CHALLENGE: Copy exactly the lines from the beginning of the data down to and including the line holding "64160, 72180, 80200];", without any pictures.

Figure scripts:
========
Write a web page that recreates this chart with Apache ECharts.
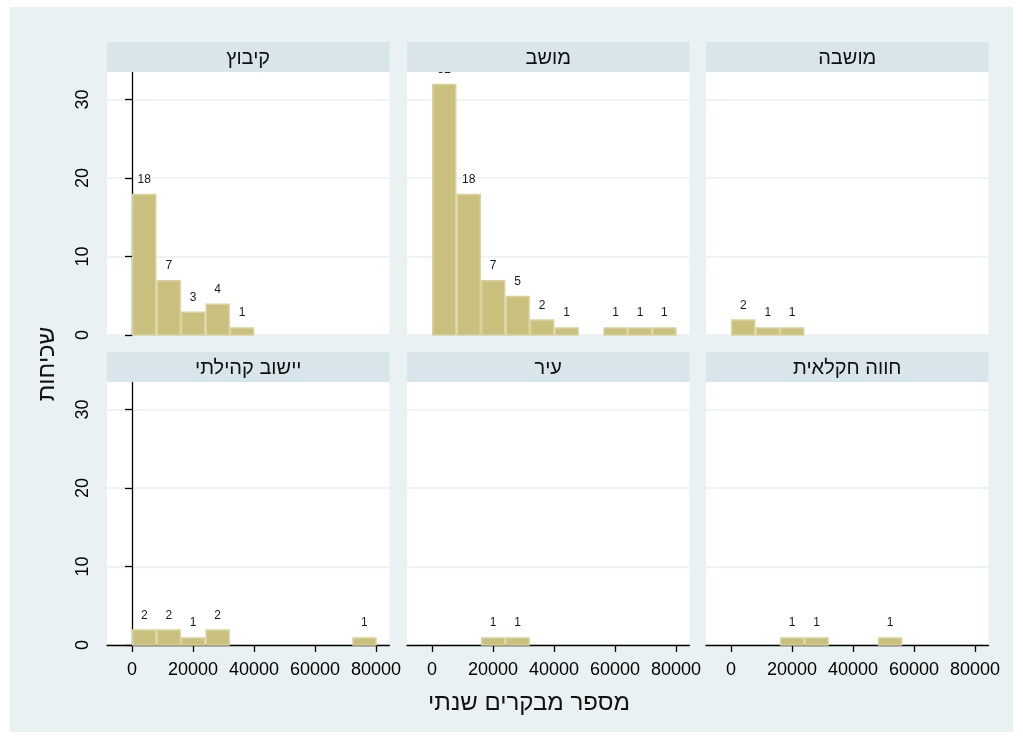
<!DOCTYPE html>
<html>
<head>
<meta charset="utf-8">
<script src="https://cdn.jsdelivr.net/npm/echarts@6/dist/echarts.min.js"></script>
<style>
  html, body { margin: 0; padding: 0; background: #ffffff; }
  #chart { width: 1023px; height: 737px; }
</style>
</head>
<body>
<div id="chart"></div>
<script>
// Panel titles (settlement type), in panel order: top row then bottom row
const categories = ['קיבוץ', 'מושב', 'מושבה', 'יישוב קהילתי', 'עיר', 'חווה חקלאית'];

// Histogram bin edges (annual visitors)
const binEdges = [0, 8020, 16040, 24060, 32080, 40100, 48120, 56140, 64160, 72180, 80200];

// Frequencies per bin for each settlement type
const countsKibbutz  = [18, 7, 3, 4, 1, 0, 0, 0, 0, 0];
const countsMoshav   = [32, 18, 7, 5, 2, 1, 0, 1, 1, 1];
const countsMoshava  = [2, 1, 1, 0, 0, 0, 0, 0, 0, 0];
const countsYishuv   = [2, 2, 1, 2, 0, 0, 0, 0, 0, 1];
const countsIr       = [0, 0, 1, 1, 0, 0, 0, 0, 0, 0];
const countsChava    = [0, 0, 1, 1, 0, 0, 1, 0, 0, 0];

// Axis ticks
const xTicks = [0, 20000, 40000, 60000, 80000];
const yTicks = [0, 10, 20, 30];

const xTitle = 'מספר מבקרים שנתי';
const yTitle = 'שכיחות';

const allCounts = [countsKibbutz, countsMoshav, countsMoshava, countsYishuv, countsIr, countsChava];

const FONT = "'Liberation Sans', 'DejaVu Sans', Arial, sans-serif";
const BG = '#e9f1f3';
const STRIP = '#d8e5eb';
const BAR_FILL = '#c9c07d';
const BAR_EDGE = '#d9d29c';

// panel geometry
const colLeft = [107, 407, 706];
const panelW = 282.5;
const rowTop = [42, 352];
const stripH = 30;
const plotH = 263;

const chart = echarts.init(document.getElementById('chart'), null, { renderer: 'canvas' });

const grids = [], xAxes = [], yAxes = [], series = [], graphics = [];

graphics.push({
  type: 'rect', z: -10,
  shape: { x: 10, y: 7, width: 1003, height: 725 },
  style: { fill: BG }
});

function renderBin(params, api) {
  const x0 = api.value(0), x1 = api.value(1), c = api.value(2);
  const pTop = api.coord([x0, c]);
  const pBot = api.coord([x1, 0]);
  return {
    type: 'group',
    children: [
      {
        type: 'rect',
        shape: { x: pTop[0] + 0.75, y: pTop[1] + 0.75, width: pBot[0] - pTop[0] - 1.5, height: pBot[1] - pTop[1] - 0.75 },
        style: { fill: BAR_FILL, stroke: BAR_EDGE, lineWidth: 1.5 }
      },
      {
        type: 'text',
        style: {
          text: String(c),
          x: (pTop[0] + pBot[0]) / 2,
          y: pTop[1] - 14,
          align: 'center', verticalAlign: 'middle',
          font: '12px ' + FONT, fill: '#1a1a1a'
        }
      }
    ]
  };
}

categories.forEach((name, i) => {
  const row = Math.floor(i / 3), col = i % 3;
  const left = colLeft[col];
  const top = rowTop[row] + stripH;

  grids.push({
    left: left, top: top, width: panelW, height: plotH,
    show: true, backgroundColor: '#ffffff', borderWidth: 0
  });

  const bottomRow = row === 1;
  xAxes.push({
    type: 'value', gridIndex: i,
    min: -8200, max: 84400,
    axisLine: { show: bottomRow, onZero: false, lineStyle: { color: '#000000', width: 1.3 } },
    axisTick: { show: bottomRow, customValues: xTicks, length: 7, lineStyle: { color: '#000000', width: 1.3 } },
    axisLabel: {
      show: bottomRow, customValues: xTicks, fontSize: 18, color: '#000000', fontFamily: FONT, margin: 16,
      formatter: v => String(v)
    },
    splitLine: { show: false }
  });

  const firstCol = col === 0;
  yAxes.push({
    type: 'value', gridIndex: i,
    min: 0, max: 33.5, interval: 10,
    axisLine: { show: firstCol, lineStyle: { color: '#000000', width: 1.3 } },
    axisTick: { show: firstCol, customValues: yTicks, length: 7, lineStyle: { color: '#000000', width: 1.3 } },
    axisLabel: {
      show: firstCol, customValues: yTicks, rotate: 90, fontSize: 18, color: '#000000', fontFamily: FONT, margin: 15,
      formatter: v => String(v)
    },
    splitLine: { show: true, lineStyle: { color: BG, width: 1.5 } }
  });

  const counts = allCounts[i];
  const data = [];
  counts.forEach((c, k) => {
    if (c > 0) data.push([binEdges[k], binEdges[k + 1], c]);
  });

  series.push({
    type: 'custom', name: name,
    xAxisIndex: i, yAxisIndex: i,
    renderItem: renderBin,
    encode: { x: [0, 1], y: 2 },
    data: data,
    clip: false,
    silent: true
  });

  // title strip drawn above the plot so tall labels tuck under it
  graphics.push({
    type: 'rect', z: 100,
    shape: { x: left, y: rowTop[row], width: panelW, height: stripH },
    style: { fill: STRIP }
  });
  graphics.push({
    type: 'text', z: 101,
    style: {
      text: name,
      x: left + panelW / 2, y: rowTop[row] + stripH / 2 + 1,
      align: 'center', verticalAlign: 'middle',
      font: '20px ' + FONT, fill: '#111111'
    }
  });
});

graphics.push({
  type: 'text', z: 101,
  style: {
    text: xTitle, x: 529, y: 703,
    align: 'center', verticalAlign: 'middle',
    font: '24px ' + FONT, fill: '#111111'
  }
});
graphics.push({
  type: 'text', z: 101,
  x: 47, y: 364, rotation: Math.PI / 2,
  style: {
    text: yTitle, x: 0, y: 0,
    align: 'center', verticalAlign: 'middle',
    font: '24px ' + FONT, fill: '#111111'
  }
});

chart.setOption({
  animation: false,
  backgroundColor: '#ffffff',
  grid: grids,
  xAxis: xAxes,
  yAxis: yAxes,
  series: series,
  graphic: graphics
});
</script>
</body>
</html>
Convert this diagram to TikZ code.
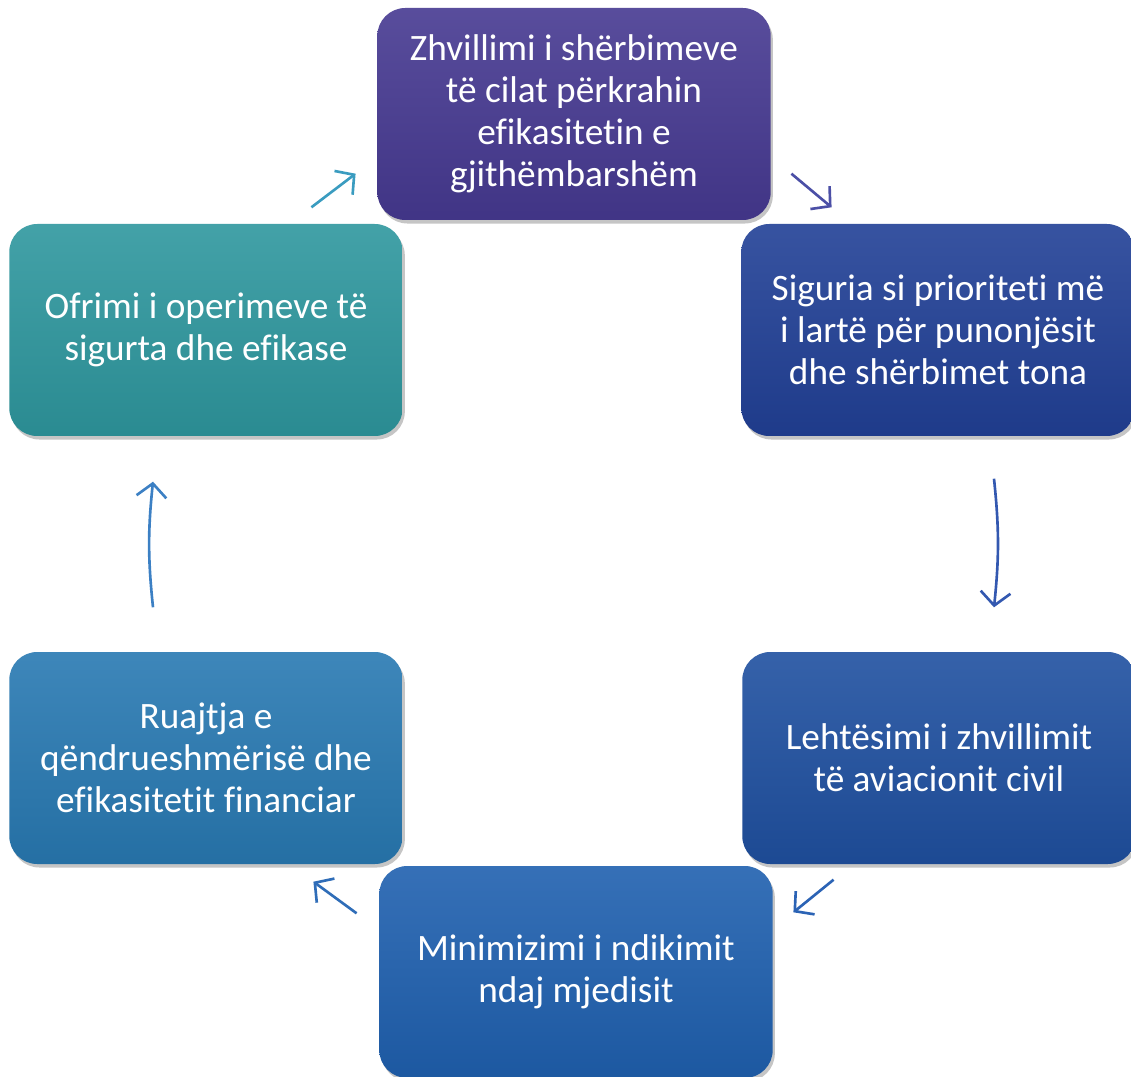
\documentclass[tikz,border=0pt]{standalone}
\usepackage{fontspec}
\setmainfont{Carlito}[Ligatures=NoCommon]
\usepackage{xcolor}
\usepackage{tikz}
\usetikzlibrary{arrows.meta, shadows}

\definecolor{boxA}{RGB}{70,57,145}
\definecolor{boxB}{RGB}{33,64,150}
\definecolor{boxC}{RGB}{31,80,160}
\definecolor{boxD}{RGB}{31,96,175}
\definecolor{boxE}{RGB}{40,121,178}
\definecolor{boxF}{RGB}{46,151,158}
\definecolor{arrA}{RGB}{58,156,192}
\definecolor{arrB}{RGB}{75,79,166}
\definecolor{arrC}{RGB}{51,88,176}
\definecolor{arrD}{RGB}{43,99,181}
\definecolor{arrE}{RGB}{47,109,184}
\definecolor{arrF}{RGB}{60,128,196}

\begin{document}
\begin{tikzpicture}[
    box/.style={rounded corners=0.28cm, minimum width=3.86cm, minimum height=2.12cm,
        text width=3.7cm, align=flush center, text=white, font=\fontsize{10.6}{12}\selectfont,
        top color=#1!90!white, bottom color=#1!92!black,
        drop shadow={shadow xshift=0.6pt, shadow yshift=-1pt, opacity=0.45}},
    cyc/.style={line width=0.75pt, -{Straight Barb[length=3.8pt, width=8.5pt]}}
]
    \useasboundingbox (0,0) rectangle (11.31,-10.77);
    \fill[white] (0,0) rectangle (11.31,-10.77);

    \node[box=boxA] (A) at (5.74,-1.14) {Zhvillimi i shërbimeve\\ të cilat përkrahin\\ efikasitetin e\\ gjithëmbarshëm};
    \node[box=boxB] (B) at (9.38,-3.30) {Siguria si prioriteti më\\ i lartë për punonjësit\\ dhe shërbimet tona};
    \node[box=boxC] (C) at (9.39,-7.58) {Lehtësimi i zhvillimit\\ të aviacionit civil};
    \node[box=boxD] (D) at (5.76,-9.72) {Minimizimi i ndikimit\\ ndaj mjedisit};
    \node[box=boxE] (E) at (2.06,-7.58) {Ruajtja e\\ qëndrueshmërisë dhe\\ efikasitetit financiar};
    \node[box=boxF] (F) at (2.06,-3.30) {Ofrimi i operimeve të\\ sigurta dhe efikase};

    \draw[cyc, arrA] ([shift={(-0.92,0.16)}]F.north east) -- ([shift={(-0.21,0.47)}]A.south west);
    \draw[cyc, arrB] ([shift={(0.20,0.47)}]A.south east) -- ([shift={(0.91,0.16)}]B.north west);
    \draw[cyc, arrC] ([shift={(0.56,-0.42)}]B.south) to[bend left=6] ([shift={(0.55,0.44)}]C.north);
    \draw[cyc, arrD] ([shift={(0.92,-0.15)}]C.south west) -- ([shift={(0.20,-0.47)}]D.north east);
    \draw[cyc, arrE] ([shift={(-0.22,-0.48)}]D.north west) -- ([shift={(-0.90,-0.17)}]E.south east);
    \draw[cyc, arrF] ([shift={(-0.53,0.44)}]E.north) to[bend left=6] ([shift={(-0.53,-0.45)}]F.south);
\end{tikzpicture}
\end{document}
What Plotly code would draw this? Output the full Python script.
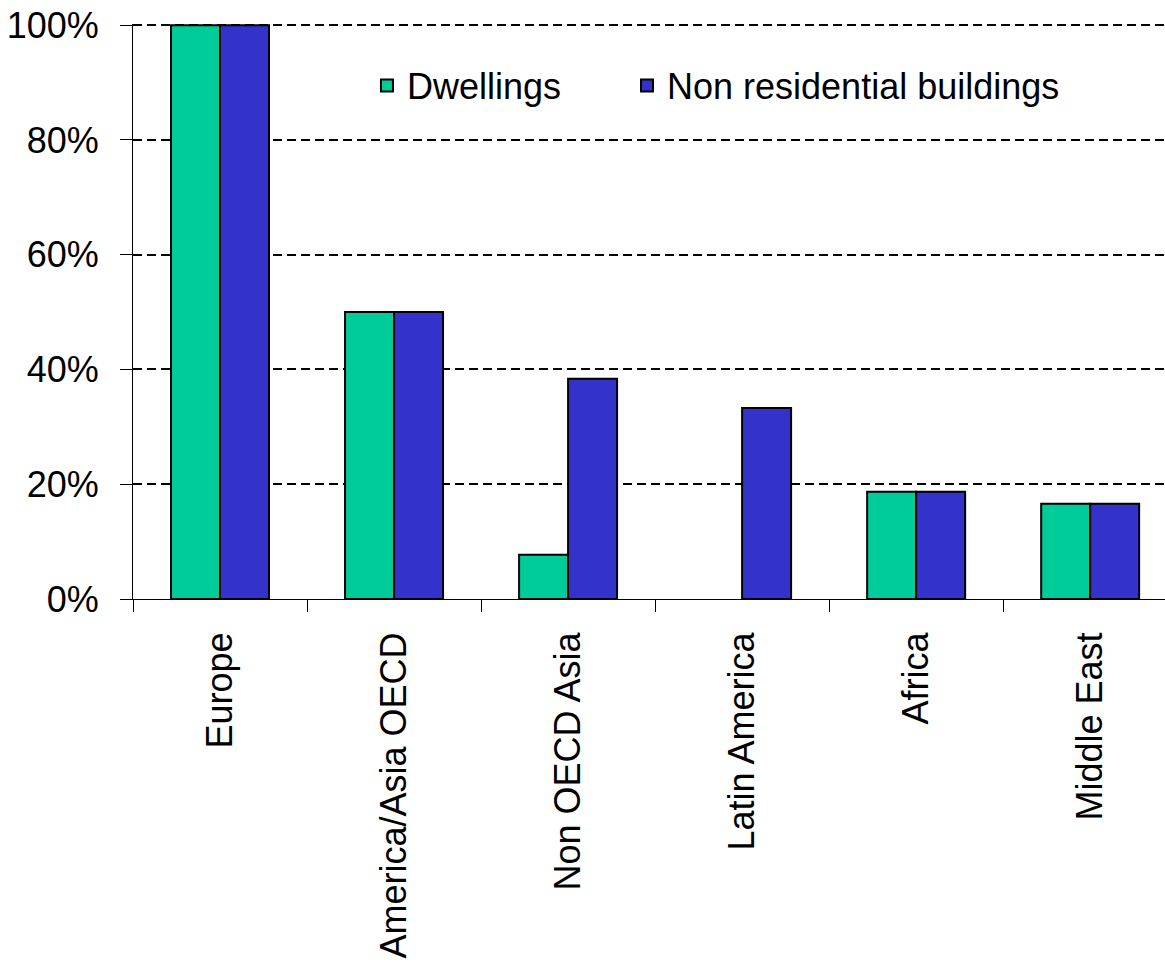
========
TASK SOLUTION:
Write a web page that recreates this chart with Apache ECharts.
<!DOCTYPE html>
<html>
<head>
<meta charset="utf-8">
<script src="https://cdn.jsdelivr.net/npm/echarts@6/dist/echarts.min.js"></script>
<style>
  html, body { margin: 0; padding: 0; background: #ffffff; }
  #chart { width: 1023px; height: 737px; }
</style>
</head>
<body>
<div id="chart"></div>
<script>
// Panel titles (settlement type), in panel order: top row then bottom row
const categories = ['קיבוץ', 'מושב', 'מושבה', 'יישוב קהילתי', 'עיר', 'חווה חקלאית'];

// Histogram bin edges (annual visitors)
const binEdges = [0, 8020, 16040, 24060, 32080, 40100, 48120, 56140, 64160, 72180, 80200];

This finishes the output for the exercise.